• [Aim]: Begin with the line that contains "Write a component", end with the line that contains "XAxis, YAxis, CartesianGrid", and extract exactly that stretch of lines.

• [Available data]:
▽

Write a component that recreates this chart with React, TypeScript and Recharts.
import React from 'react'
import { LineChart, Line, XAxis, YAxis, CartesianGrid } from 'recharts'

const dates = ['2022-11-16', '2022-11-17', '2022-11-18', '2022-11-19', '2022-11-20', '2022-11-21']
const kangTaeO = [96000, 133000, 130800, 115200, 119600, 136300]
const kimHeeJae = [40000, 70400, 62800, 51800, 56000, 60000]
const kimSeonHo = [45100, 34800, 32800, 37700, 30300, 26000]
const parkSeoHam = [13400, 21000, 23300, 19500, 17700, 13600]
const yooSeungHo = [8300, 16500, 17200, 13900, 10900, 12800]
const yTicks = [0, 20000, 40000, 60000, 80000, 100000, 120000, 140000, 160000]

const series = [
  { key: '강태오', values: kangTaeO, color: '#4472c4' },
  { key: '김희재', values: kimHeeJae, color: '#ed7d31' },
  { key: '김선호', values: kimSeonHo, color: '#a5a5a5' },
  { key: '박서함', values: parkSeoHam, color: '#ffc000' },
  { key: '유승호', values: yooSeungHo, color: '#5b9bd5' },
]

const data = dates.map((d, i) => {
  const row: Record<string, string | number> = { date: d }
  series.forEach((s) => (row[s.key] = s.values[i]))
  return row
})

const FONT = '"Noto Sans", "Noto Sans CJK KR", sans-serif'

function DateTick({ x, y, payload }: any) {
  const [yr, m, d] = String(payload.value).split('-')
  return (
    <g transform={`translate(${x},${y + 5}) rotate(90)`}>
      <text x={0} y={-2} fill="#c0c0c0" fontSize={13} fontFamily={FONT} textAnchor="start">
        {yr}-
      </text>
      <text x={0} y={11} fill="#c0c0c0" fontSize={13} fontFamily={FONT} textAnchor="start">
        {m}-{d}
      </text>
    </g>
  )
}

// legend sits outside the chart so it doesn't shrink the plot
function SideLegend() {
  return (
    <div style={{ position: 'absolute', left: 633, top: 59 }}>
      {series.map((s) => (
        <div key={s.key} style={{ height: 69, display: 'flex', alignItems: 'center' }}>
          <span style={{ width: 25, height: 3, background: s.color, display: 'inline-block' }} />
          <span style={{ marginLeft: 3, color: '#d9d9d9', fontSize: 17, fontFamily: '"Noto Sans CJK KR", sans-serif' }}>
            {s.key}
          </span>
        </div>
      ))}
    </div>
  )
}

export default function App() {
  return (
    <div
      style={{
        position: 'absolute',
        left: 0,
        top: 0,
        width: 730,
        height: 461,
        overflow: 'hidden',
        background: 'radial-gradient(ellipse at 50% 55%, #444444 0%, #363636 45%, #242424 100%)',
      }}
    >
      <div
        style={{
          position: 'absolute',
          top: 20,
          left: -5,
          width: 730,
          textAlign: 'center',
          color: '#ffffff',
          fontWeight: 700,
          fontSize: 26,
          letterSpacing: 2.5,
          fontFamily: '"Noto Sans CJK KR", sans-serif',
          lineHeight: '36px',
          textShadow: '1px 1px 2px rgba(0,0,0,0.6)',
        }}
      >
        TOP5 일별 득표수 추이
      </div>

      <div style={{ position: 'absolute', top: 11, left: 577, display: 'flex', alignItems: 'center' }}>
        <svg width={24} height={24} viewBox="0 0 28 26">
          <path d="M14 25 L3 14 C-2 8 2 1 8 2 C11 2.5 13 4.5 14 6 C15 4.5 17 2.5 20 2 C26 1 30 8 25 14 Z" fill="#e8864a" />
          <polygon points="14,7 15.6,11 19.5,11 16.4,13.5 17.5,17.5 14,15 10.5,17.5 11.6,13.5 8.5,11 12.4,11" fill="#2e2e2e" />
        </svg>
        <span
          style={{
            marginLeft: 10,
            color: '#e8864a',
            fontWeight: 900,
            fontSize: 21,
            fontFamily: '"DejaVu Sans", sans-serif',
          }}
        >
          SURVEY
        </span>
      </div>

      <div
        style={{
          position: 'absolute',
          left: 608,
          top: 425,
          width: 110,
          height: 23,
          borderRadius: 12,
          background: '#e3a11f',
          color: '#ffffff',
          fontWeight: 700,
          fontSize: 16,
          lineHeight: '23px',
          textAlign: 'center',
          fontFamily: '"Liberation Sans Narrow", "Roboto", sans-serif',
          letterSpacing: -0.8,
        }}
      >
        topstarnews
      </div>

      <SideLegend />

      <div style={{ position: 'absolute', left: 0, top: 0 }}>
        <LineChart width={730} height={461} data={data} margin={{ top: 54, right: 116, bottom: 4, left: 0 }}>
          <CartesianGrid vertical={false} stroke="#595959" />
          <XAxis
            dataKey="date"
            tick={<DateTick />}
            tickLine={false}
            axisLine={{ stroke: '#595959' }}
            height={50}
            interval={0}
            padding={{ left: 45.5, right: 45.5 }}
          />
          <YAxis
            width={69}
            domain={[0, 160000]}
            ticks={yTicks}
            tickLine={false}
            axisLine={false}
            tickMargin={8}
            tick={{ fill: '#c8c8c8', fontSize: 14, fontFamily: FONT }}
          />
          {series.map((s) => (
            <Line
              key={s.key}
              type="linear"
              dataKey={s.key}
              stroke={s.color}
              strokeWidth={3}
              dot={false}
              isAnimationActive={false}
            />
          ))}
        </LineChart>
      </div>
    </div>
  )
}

△
▽

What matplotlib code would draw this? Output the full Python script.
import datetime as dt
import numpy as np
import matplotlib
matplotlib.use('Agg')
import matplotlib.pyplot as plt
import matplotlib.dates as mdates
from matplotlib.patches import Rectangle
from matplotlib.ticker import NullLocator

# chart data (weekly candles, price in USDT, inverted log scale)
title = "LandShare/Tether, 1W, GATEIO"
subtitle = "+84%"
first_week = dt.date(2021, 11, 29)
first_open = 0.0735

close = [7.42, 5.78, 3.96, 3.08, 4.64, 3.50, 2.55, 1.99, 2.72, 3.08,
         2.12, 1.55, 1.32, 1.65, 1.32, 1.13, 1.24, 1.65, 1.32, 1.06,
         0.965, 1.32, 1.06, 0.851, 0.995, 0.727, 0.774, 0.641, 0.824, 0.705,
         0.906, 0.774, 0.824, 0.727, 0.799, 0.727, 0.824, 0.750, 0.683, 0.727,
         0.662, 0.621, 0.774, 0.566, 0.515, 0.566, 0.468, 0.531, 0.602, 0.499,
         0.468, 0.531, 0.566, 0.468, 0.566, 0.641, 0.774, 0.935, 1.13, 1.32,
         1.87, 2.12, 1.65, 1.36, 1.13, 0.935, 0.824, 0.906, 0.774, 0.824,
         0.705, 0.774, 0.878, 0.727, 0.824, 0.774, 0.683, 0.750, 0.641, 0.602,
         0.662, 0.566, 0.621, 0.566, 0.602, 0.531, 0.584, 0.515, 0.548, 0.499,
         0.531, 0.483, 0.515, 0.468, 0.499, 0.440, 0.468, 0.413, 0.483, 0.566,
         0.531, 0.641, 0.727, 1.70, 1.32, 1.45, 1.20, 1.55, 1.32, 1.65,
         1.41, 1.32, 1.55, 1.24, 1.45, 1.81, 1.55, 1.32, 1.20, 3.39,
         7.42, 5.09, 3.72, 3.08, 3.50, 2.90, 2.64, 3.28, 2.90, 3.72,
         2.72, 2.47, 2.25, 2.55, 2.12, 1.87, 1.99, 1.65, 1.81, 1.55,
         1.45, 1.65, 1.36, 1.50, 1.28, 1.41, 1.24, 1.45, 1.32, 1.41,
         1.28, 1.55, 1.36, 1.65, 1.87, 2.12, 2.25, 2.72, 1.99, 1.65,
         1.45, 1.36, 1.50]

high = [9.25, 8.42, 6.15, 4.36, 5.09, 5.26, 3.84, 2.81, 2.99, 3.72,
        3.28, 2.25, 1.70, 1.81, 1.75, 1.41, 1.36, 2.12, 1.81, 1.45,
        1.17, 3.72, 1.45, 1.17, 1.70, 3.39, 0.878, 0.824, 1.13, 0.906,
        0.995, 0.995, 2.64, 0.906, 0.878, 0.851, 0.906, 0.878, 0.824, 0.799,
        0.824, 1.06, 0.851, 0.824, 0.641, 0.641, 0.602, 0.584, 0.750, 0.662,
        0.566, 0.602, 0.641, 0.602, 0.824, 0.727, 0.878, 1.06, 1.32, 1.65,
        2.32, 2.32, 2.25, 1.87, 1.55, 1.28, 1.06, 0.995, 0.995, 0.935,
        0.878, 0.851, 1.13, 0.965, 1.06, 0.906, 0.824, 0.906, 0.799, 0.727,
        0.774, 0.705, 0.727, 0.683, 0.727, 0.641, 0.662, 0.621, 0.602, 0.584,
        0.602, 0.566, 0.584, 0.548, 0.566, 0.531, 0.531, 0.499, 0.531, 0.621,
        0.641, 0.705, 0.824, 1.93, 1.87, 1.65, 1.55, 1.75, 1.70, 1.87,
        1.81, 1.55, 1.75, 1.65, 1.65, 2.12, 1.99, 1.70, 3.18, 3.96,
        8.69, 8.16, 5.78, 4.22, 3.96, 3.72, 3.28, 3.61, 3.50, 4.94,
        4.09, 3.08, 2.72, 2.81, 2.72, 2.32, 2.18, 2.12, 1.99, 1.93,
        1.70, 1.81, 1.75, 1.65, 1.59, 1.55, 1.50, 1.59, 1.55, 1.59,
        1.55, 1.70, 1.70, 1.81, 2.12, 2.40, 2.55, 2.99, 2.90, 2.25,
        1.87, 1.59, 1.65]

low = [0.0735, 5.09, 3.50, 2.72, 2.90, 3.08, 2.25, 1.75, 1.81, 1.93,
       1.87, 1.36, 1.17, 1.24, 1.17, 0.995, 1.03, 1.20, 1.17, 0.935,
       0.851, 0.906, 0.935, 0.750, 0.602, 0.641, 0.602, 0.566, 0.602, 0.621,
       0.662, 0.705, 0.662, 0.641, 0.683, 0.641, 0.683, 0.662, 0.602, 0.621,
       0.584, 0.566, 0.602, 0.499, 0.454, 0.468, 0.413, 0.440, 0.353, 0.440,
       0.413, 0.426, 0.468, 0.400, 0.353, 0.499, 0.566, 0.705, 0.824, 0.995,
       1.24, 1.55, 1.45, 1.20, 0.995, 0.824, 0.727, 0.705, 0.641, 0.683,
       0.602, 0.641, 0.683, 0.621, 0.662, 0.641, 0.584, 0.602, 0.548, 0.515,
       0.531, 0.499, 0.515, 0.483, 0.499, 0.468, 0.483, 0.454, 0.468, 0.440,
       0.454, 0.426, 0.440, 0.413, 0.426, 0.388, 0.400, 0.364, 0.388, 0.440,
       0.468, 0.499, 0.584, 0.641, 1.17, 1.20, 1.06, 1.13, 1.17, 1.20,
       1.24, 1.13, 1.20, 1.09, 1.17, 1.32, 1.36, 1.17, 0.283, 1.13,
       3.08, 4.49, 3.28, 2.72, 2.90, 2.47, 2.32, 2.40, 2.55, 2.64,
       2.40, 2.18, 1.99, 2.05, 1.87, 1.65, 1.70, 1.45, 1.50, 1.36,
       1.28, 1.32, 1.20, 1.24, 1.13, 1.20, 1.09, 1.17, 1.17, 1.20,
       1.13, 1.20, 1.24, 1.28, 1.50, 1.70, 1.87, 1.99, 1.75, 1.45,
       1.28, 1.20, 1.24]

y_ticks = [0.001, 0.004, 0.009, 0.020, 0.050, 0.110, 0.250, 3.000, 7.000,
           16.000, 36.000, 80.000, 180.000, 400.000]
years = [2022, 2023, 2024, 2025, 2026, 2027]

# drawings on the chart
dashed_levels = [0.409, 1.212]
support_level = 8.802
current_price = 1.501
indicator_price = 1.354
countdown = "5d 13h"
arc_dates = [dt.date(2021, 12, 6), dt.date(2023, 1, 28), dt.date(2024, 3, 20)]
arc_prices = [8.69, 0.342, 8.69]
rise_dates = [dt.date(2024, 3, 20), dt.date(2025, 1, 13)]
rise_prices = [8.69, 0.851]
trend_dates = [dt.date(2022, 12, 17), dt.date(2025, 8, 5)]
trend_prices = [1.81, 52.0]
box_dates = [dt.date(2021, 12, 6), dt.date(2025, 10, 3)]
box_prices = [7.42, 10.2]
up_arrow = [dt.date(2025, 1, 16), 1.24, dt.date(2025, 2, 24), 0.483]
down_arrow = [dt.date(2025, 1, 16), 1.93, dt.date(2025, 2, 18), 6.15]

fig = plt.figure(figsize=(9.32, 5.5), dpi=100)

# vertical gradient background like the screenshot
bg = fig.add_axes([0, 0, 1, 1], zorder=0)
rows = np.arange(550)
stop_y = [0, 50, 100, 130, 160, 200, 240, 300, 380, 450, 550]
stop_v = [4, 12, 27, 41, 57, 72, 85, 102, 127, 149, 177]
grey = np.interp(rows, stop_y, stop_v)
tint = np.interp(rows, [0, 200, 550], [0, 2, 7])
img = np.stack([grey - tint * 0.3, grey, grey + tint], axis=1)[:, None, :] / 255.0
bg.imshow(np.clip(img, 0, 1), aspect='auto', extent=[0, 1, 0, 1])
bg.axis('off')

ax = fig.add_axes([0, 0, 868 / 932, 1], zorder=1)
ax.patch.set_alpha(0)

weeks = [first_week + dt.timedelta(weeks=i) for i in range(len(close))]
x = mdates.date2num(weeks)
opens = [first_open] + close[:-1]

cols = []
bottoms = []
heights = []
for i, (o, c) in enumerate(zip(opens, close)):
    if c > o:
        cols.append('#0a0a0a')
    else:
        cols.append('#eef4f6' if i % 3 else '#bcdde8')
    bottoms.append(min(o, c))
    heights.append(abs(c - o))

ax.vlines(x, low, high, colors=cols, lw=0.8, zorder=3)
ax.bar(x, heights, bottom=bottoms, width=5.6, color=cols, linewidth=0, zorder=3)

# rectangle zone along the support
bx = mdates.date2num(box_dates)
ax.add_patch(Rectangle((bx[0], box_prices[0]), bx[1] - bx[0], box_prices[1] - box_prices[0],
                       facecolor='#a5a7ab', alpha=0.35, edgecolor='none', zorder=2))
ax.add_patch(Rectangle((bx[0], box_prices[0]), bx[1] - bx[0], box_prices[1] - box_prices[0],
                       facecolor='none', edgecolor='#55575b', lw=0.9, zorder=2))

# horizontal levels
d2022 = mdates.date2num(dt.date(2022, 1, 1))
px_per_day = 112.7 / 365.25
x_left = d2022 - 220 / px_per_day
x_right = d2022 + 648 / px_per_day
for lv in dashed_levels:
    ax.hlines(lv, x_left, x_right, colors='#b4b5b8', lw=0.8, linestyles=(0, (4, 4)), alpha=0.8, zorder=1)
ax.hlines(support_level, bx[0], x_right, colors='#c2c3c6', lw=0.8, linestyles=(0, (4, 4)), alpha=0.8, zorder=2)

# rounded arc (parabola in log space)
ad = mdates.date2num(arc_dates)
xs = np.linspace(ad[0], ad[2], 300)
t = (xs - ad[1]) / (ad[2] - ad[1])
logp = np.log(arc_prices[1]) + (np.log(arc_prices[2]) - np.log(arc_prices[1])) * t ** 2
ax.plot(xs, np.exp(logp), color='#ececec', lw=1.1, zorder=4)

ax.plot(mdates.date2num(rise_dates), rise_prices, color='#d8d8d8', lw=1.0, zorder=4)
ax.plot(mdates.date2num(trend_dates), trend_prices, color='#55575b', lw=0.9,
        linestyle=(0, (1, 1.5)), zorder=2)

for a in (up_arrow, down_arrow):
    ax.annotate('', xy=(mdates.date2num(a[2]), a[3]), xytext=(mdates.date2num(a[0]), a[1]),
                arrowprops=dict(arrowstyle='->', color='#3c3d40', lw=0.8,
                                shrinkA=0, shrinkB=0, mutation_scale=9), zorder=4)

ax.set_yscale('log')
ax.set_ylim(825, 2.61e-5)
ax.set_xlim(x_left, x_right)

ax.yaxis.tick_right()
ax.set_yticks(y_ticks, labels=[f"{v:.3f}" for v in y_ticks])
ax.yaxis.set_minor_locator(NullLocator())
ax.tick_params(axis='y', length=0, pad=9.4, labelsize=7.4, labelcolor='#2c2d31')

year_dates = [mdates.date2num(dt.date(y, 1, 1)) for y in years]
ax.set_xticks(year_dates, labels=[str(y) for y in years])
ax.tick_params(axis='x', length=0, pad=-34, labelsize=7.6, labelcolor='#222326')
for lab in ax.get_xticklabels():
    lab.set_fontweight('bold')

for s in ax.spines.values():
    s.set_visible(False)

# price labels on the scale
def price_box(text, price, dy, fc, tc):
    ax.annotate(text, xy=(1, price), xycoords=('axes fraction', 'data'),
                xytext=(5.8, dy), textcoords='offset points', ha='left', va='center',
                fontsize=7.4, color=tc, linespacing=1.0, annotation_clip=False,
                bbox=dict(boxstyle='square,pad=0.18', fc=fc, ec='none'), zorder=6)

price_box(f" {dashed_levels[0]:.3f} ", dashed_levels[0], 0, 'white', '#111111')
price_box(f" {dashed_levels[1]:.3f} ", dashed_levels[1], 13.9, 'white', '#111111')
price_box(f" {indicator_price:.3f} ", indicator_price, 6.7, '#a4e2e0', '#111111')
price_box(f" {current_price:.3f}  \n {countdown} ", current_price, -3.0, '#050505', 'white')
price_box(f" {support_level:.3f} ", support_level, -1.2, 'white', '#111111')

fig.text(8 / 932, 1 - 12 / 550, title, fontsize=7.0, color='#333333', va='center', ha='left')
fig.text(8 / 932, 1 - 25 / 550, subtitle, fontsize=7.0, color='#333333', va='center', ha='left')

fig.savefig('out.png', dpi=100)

△
▽

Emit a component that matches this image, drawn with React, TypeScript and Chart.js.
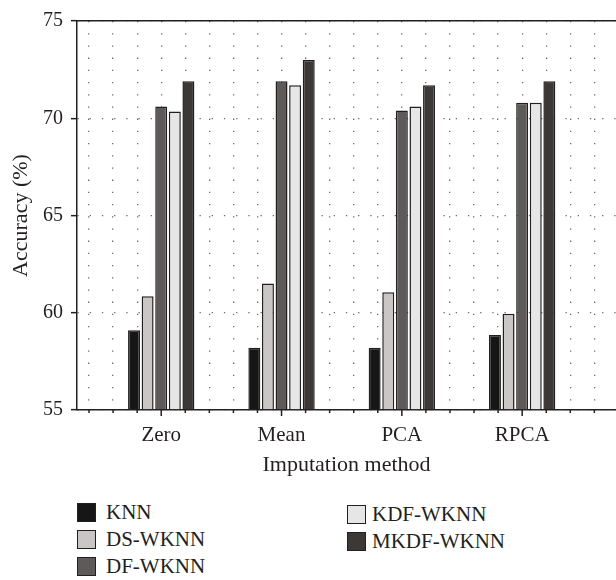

△

• [Output for this exercise]:
Write a component that recreates this chart with React, TypeScript and Recharts.
import React from 'react'
import { LineChart, Line, XAxis, YAxis, CartesianGrid } from 'recharts'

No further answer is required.